Afzul Rehman, the mayor of Newcastle in South Africa's KwaZulu-Natal province, has alleged that the officer in the town's Road Transport Inspectorate (RTI) had called him a 'Gupta' in reference to a recent controversy-ridden wedding in an India-origin family in the country who go by the surname of Gupta, according to local media.
Rehman said the officer also told him to return to India if he was offended.
The wedding in the influential politically-connected Gupta family earlier this month had been thrust into controversy after a chartered plane carrying guests from India for the event landed at an air force base at Waterkloof near Pretoria without anyone knowing who gave the permission.
There were also reports that the guests were taken from the air base to the wedding venue in Sun City in a cavalcade of blue-lighted cars and that the hosts only wanted white staff to attend to the guests.
The incident involving Rehman occurred May 3, the last day of the four-day wedding, when it was in the national headlines for all the wrong reasons.
According to the mayor, he had gone to the RTI office to renew his driving licence when the officer accosted him and said: "Hey Gupta, what are you doing here?"
Initially, Rehman did not reply and smiled, but the officer went to a nearby room and continued to make fun of him among his colleagues.
The officer came and called Rehman a Gupta a second time. Offended, Rehman asked the officer if he did not know who he was, and the latter reportedly replied: "Yes, I know, you are a Gupta."
When a shocked Rehman said that he was offended and deemed the comments racist, the officer said: "You can go back to India and take offence. Here in South Africa this country belongs to us."
Even when a security official told the officer that Rehman was the town's mayor, the offender remained undeterred and said: "He may be the mayor in town, but this is our territory."

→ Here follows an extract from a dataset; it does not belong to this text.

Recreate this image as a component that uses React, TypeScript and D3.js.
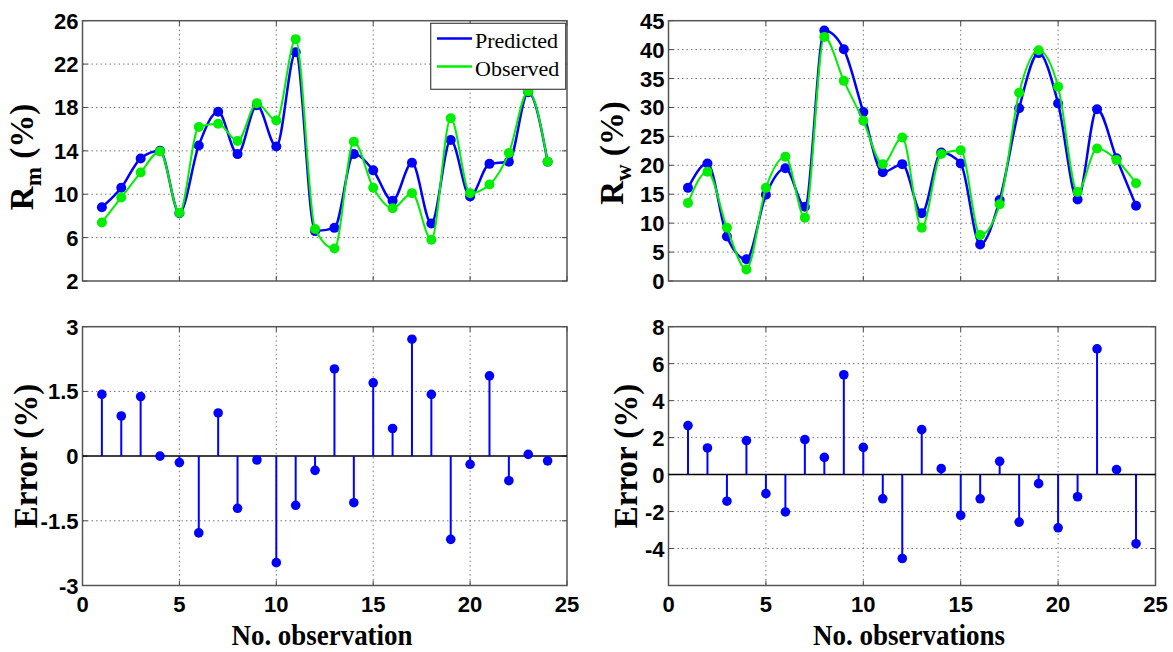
import React, { useEffect, useRef } from 'react';
import * as d3 from 'd3';

// observation numbers
const observations = [1, 2, 3, 4, 5, 6, 7, 8, 9, 10, 11, 12, 13, 14, 15, 16, 17, 18, 19, 20, 21, 22, 23, 24];

// moisture ratio Rm (%)
const rmPredicted = [8.8, 10.6, 13.3, 14.0, 8.25, 14.5, 17.6, 13.7, 18.2, 14.4, 23.1, 6.6, 6.9, 13.7, 12.2, 9.4, 12.9, 7.3, 15.0, 9.8, 12.8, 13.0, 19.4, 13.0];
const rmObserved = [7.4, 9.7, 12.0, 13.95, 8.3, 16.2, 16.5, 14.9, 18.4, 16.8, 24.3, 6.8, 5.0, 14.85, 10.6, 8.7, 10.1, 5.8, 17.0, 10.1, 10.9, 13.8, 19.5, 13.0];
const rmError = [1.43, 0.93, 1.38, 0.0, -0.15, -1.78, 1.0, -1.21, -0.09, -2.47, -1.14, -0.33, 2.02, -1.08, 1.7, 0.64, 2.71, 1.43, -1.93, -0.19, 1.86, -0.57, 0.04, -0.11];

// water ratio Rw (%)
const rwPredicted = [16.1, 20.3, 7.7, 3.75, 14.9, 19.5, 12.85, 43.3, 40.05, 29.2, 18.8, 20.2, 11.7, 22.2, 20.3, 6.3, 14.0, 29.85, 39.4, 30.7, 14.1, 29.7, 21.2, 13.0];
const rwObserved = [13.5, 18.9, 9.2, 2.0, 16.1, 21.5, 10.95, 42.2, 34.6, 27.7, 20.2, 24.8, 9.2, 21.95, 22.6, 7.95, 13.25, 32.55, 39.9, 33.6, 15.4, 22.9, 20.9, 16.9];
const rwError = [2.65, 1.44, -1.44, 1.84, -1.03, -2.02, 1.89, 0.93, 5.4, 1.47, -1.31, -4.54, 2.43, 0.32, -2.2, -1.31, 0.72, -2.57, -0.49, -2.88, -1.2, 6.8, 0.27, -3.74];

// tick labels
const xTicks = [0, 5, 10, 15, 20, 25];
const rmTicks = [2, 6, 10, 14, 18, 22, 26];
const rwTicks = [0, 5, 10, 15, 20, 25, 30, 35, 40, 45];
const rmErrTicks = [-3, -1.5, 0, 1.5, 3];
const rwErrTicks = [-4, -2, 0, 2, 4, 6, 8];

const legendItems = [
  { label: 'Predicted', color: '#0000ff' },
  { label: 'Observed', color: '#00ee00' },
];

const SANS = '"Liberation Sans", Arial, sans-serif';
const SERIF = '"Liberation Serif", "Times New Roman", serif';
const BLUE = '#0000ff';
const GREEN = '#00ee00';

function drawFrame(svg, opts) {
  const { left, right, top, bottom, yDomain, yTicks, showXLabels, zeroLine } = opts;
  const x = d3.scaleLinear().domain([0, 25]).range([left, right]);
  const y = d3.scaleLinear().domain(yDomain).range([bottom, top]);
  const g = svg.append('g');

  // dotted grid
  g.selectAll('.vgrid')
    .data(xTicks.filter((t) => t > 0 && t < 25))
    .enter()
    .append('line')
    .attr('x1', (d) => x(d))
    .attr('x2', (d) => x(d))
    .attr('y1', top)
    .attr('y2', bottom)
    .attr('stroke', '#777')
    .attr('stroke-width', 1)
    .attr('stroke-dasharray', '1.5,3');
  g.selectAll('.hgrid')
    .data(yTicks.filter((t) => t > yDomain[0] && t < yDomain[1] && !(zeroLine && t === 0)))
    .enter()
    .append('line')
    .attr('x1', left)
    .attr('x2', right)
    .attr('y1', (d) => y(d))
    .attr('y2', (d) => y(d))
    .attr('stroke', '#777')
    .attr('stroke-width', 1)
    .attr('stroke-dasharray', '1.5,3');

  // inward ticks on all sides
  const tl = 5;
  xTicks.forEach((t) => {
    g.append('line').attr('x1', x(t)).attr('x2', x(t)).attr('y1', bottom).attr('y2', bottom - tl).attr('stroke', '#444');
    g.append('line').attr('x1', x(t)).attr('x2', x(t)).attr('y1', top).attr('y2', top + tl).attr('stroke', '#444');
  });
  yTicks.forEach((t) => {
    g.append('line').attr('x1', left).attr('x2', left + tl).attr('y1', y(t)).attr('y2', y(t)).attr('stroke', '#444');
    g.append('line').attr('x1', right).attr('x2', right - tl).attr('y1', y(t)).attr('y2', y(t)).attr('stroke', '#444');
  });

  // frame
  g.append('rect')
    .attr('x', left)
    .attr('y', top)
    .attr('width', right - left)
    .attr('height', bottom - top)
    .attr('fill', 'none')
    .attr('stroke', '#555')
    .attr('stroke-width', 1.5);

  // y tick labels
  g.selectAll('.ylab')
    .data(yTicks)
    .enter()
    .append('text')
    .attr('x', left - 4)
    .attr('y', (d) => y(d) + 8)
    .attr('text-anchor', 'end')
    .style('font-family', SANS)
    .style('font-weight', 'bold')
    .style('font-size', '22px')
    .text((d) => String(d));

  if (showXLabels) {
    g.selectAll('.xlab')
      .data(xTicks)
      .enter()
      .append('text')
      .attr('x', (d) => x(d))
      .attr('y', bottom + 26)
      .attr('text-anchor', 'middle')
      .style('font-family', SANS)
      .style('font-weight', 'bold')
      .style('font-size', '22px')
      .text((d) => String(d));
  }

  return { g, x, y };
}

function drawSeries(g, x, y, values, color, width) {
  const line = d3
    .line()
    .x((d, i) => x(observations[i]))
    .y((d) => y(d))
    .curve(d3.curveMonotoneX);
  g.append('path')
    .datum(values)
    .attr('d', line)
    .attr('fill', 'none')
    .attr('stroke', color)
    .attr('stroke-width', width);
  g.selectAll(null)
    .data(values)
    .enter()
    .append('circle')
    .attr('cx', (d, i) => x(observations[i]))
    .attr('cy', (d) => y(d))
    .attr('r', 5)
    .attr('fill', color);
}

function drawStems(g, x, y, values, left, right) {
  g.append('line')
    .attr('x1', left)
    .attr('x2', right)
    .attr('y1', y(0))
    .attr('y2', y(0))
    .attr('stroke', '#000')
    .attr('stroke-width', 1.5);
  g.selectAll(null)
    .data(values)
    .enter()
    .append('line')
    .attr('x1', (d, i) => x(observations[i]))
    .attr('x2', (d, i) => x(observations[i]))
    .attr('y1', y(0))
    .attr('y2', (d) => y(d))
    .attr('stroke', BLUE)
    .attr('stroke-width', 2);
  g.selectAll(null)
    .data(values)
    .enter()
    .append('circle')
    .attr('cx', (d, i) => x(observations[i]))
    .attr('cy', (d) => y(d))
    .attr('r', 4.8)
    .attr('fill', BLUE);
}

function yTitle(svg, tx, ty, main, sub, rest) {
  const t = svg
    .append('text')
    .attr('transform', `translate(${tx},${ty}) rotate(-90)`)
    .attr('text-anchor', 'middle')
    .style('font-family', SERIF)
    .style('font-weight', 'bold')
    .style('font-size', '33px');
  t.append('tspan').text(main);
  if (sub) {
    t.append('tspan').attr('dy', 8).style('font-size', '23px').text(sub);
    t.append('tspan').attr('dy', -8).text(rest);
  }
}

function xTitle(svg, cx, by, label, len) {
  svg
    .append('text')
    .attr('x', cx)
    .attr('y', by)
    .attr('text-anchor', 'middle')
    .attr('textLength', len)
    .attr('lengthAdjust', 'spacingAndGlyphs')
    .style('font-family', SERIF)
    .style('font-weight', 'bold')
    .style('font-size', '30px')
    .text(label);
}

export default function App() {
  const svgRef = useRef(null);

  useEffect(() => {
    const svg = d3.select(svgRef.current);
    svg.selectAll('*').remove();

    const colL = { left: 82.5, right: 567 };
    const colR = { left: 668.5, right: 1155.5 };
    const rowT = { top: 20.7, bottom: 281 };
    const rowB = { top: 326.7, bottom: 585.5 };

    // top-left: Rm
    const tl = drawFrame(svg, { ...colL, ...rowT, yDomain: [2, 26], yTicks: rmTicks, showXLabels: false });
    drawSeries(tl.g, tl.x, tl.y, rmPredicted, BLUE, 2.5);
    drawSeries(tl.g, tl.x, tl.y, rmObserved, GREEN, 2);

    // legend
    const lg = svg.append('g');
    lg.append('rect')
      .attr('x', 430.7)
      .attr('y', 23.3)
      .attr('width', 135)
      .attr('height', 66)
      .attr('fill', '#fff')
      .attr('stroke', '#444')
      .attr('stroke-width', 1.2);
    legendItems.forEach((d, i) => {
      const ly = 38.5 + i * 28;
      lg.append('line').attr('x1', 437).attr('x2', 472).attr('y1', ly).attr('y2', ly).attr('stroke', d.color).attr('stroke-width', 2.5);
      lg.append('text')
        .attr('x', 475)
        .attr('y', ly + 9.5)
        .style('font-family', SERIF)
        .style('font-size', '22px')
        .text(d.label);
    });

    // top-right: Rw
    const tr = drawFrame(svg, { ...colR, ...rowT, yDomain: [0, 45], yTicks: rwTicks, showXLabels: false });
    drawSeries(tr.g, tr.x, tr.y, rwPredicted, BLUE, 2.5);
    drawSeries(tr.g, tr.x, tr.y, rwObserved, GREEN, 2);

    // bottom-left: Rm error
    const bl = drawFrame(svg, { ...colL, ...rowB, yDomain: [-3, 3], yTicks: rmErrTicks, showXLabels: true, zeroLine: true });
    drawStems(bl.g, bl.x, bl.y, rmError, colL.left, colL.right);

    // bottom-right: Rw error
    const br = drawFrame(svg, { ...colR, ...rowB, yDomain: [-6, 8], yTicks: rwErrTicks, showXLabels: true, zeroLine: true });
    drawStems(br.g, br.x, br.y, rwError, colR.left, colR.right);

    // titles
    yTitle(svg, 33, 157, 'R', 'm', ' (%)');
    yTitle(svg, 623, 153, 'R', 'w', ' (%)');
    yTitle(svg, 37, 456, 'Error (%)');
    yTitle(svg, 637, 456, 'Error (%)');
    xTitle(svg, 322, 645, 'No. observation', 181);
    xTitle(svg, 909, 645, 'No. observations', 192);
  }, []);

  return (
    <svg
      ref={svgRef}
      width={1173}
      height={652}
      style={{ position: 'absolute', left: 0, top: 0, background: '#fff' }}
    />
  );
}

Rehman said that though he had initially decided to let the matter go after discussing it with local RTI head, he later decided otherwise as he felt this was an opportunity to teach civil servants that they needed to respect the public, the Independent Online reported.
Rehman later filed a charge of crimen injuria in a local police station and said he would refer the matter to the equality court and the human rights commission. Under South African law, crimen injuria is defined as an act of unlawfully, intentionally and seriously impairing the dignity of a person.
Rehman also said that he was speaking to an attorney to take the matter to the high court.